- WORK TO BE COMPLETED: Find the line containing "Give me the matplotlib source for this chart." and copy it exactly, along with every line after it up to and including the line containing "import numpy as np". Copy nothing else.

- Data records:
--- Start ---
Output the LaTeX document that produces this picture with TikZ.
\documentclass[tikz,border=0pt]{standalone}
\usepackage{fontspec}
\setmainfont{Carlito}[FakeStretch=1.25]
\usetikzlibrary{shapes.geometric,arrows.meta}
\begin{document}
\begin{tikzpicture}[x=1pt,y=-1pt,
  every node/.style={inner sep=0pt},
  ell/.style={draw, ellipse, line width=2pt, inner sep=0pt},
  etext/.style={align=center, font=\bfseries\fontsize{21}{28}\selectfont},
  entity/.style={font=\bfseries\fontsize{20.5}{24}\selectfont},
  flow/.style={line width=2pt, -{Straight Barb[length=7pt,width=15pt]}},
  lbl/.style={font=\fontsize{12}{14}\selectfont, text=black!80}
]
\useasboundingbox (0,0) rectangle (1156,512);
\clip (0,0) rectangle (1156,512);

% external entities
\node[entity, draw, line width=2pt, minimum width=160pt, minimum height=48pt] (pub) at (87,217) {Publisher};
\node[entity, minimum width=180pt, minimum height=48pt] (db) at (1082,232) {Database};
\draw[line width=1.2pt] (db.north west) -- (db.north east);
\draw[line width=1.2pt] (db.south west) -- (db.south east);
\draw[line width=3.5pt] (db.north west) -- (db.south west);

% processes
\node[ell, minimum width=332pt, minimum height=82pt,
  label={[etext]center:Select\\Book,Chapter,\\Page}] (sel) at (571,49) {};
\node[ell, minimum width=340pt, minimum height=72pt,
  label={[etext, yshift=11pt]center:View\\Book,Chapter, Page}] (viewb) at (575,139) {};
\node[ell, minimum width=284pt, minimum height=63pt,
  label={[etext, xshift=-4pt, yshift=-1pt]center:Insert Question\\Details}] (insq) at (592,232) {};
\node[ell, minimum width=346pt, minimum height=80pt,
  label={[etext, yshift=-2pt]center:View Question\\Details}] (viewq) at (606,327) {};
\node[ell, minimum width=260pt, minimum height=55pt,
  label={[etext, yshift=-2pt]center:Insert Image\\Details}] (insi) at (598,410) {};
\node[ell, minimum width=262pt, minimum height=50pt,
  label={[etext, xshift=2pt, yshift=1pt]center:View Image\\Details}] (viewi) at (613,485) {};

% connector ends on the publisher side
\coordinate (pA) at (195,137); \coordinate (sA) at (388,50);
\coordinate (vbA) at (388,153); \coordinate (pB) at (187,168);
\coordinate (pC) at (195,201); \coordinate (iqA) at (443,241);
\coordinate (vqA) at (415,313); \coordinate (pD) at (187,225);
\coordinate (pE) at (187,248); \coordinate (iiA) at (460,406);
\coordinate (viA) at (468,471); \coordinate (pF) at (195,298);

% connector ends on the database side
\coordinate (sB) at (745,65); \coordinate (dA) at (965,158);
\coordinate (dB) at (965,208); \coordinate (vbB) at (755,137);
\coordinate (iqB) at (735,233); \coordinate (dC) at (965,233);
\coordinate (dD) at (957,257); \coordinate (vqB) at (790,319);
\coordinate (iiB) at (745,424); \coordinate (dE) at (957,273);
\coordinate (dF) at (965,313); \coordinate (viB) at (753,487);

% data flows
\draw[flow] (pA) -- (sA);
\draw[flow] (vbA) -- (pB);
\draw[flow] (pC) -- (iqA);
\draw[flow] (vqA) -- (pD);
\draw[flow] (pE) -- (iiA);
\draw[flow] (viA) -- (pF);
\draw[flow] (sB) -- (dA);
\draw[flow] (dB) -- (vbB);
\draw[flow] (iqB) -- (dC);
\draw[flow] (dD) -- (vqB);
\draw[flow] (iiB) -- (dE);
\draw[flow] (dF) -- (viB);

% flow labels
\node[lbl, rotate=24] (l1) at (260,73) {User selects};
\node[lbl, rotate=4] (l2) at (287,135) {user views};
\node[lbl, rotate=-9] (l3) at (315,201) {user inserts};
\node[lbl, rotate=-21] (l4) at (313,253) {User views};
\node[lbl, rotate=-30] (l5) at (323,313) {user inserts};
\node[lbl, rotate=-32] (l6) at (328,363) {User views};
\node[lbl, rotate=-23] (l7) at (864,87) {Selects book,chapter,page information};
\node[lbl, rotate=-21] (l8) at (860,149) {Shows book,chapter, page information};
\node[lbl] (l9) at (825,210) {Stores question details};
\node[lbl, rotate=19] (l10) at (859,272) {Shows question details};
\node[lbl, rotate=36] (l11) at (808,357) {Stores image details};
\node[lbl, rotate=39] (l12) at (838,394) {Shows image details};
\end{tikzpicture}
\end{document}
--- End ---
--- Start ---
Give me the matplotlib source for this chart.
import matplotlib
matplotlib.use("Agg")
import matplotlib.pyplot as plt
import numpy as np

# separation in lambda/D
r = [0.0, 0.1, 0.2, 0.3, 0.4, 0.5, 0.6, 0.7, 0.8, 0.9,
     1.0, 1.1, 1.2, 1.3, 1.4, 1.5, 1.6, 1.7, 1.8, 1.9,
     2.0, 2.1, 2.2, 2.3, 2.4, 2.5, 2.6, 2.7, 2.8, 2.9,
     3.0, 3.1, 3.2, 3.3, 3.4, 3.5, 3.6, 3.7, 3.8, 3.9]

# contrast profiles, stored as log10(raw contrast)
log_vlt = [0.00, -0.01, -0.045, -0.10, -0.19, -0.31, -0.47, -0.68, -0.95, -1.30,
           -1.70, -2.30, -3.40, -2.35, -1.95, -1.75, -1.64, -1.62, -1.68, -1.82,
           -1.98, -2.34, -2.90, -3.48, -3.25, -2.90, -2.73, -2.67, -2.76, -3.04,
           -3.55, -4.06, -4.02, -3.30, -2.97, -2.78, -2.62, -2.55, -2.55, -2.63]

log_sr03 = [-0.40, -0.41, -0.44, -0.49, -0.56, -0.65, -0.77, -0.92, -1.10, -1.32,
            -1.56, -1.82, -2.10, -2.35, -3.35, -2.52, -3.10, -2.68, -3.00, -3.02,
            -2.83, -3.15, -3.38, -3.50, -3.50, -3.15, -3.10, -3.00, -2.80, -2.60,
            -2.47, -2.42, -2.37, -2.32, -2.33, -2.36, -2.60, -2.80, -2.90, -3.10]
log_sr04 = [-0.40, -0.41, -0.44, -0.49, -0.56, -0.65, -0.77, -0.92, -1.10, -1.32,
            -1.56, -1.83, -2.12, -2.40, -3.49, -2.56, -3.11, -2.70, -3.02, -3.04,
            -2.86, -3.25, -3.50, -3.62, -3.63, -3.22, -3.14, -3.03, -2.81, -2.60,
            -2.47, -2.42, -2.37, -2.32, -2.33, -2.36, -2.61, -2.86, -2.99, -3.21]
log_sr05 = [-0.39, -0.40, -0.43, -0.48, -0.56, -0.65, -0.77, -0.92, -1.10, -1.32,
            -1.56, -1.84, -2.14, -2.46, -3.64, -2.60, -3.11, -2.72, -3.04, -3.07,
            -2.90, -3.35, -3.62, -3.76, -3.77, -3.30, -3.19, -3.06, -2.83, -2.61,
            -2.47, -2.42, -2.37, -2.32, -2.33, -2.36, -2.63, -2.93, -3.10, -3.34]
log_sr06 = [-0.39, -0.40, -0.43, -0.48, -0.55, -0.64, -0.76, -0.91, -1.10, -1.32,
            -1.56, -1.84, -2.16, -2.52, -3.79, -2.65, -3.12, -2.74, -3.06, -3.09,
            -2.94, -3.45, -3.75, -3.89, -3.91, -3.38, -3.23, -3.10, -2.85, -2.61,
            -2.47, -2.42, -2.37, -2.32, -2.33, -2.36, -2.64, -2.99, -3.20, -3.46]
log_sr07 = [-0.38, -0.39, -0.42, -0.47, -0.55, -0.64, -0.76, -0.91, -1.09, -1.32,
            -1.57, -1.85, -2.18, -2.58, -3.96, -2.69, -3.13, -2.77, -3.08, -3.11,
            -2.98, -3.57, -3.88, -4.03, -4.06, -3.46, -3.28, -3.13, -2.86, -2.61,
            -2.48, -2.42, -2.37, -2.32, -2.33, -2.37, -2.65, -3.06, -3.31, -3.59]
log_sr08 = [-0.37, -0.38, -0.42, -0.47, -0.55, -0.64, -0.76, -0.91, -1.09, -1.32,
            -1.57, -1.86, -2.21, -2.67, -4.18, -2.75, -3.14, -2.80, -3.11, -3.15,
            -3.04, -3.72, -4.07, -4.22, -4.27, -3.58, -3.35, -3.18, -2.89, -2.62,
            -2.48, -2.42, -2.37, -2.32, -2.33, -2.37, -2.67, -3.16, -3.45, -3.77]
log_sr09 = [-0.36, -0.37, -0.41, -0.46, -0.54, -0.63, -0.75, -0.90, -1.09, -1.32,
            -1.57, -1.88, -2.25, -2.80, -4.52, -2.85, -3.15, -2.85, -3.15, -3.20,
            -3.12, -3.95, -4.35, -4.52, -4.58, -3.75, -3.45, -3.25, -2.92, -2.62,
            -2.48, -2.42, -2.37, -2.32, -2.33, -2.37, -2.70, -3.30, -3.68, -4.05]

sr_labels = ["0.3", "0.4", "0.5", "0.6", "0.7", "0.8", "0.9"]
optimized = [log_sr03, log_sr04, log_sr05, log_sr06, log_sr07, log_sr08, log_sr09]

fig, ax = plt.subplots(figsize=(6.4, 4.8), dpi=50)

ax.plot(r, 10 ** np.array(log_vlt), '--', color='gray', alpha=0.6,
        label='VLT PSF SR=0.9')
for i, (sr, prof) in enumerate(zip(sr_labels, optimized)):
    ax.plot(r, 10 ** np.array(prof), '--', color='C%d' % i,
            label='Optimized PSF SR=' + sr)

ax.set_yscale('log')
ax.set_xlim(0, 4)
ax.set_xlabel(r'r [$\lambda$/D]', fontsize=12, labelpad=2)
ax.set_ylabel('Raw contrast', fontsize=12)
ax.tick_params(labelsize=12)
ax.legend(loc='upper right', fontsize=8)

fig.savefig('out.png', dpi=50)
--- End ---
- RESULT OF THIS EXERCISE:
Give me the matplotlib source for this chart.
import matplotlib
matplotlib.use("Agg")
import matplotlib.pyplot as plt
import numpy as np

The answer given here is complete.